Your instructions
Find each line containing the string "this" and return it.

Available data

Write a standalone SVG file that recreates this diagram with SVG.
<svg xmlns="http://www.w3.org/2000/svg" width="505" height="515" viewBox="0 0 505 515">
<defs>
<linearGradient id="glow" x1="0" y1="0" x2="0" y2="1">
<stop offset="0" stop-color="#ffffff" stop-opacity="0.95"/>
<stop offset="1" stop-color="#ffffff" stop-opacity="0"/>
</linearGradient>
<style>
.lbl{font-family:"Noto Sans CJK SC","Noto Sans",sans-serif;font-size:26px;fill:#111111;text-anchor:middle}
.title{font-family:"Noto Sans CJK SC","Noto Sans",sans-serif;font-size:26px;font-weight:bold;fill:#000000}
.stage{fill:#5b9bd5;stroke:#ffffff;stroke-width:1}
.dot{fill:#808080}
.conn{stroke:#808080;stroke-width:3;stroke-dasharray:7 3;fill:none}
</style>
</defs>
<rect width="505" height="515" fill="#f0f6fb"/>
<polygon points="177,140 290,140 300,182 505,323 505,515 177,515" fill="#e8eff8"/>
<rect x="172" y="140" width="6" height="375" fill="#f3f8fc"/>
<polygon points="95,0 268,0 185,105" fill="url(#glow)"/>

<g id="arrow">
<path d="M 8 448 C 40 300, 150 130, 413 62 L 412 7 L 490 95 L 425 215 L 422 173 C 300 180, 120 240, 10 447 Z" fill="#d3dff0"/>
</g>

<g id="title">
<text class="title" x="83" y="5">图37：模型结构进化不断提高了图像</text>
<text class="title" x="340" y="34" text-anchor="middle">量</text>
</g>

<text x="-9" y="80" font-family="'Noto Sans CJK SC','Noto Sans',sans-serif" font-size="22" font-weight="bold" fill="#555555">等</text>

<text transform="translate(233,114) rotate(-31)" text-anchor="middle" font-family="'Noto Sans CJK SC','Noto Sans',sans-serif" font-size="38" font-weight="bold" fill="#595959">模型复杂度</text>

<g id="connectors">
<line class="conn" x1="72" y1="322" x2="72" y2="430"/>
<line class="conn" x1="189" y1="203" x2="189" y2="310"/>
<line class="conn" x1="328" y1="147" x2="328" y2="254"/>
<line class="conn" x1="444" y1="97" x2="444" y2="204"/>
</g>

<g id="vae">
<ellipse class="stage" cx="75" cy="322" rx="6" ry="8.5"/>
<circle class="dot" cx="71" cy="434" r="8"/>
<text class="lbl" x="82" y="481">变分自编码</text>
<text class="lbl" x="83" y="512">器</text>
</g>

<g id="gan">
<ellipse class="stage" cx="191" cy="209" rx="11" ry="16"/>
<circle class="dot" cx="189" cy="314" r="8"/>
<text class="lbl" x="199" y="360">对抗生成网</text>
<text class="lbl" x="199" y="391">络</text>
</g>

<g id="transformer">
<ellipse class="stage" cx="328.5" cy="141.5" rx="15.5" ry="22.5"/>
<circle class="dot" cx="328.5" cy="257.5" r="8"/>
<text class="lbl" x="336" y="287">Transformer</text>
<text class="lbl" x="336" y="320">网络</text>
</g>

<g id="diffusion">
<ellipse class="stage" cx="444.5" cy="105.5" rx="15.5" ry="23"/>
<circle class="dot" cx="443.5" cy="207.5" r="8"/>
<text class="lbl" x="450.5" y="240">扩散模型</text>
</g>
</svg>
==
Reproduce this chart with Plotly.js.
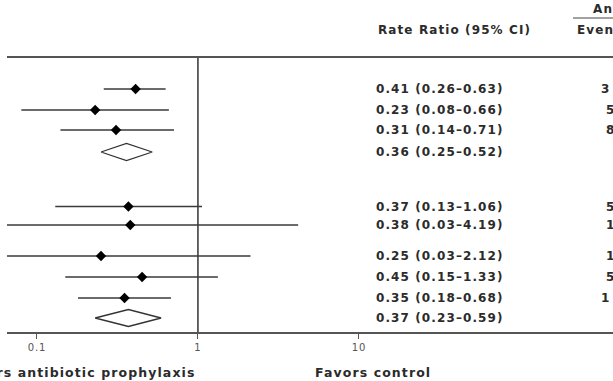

Reply
Write a standalone SVG file that recreates this diagram with SVG.
Reproduce this chart with Plotly.js.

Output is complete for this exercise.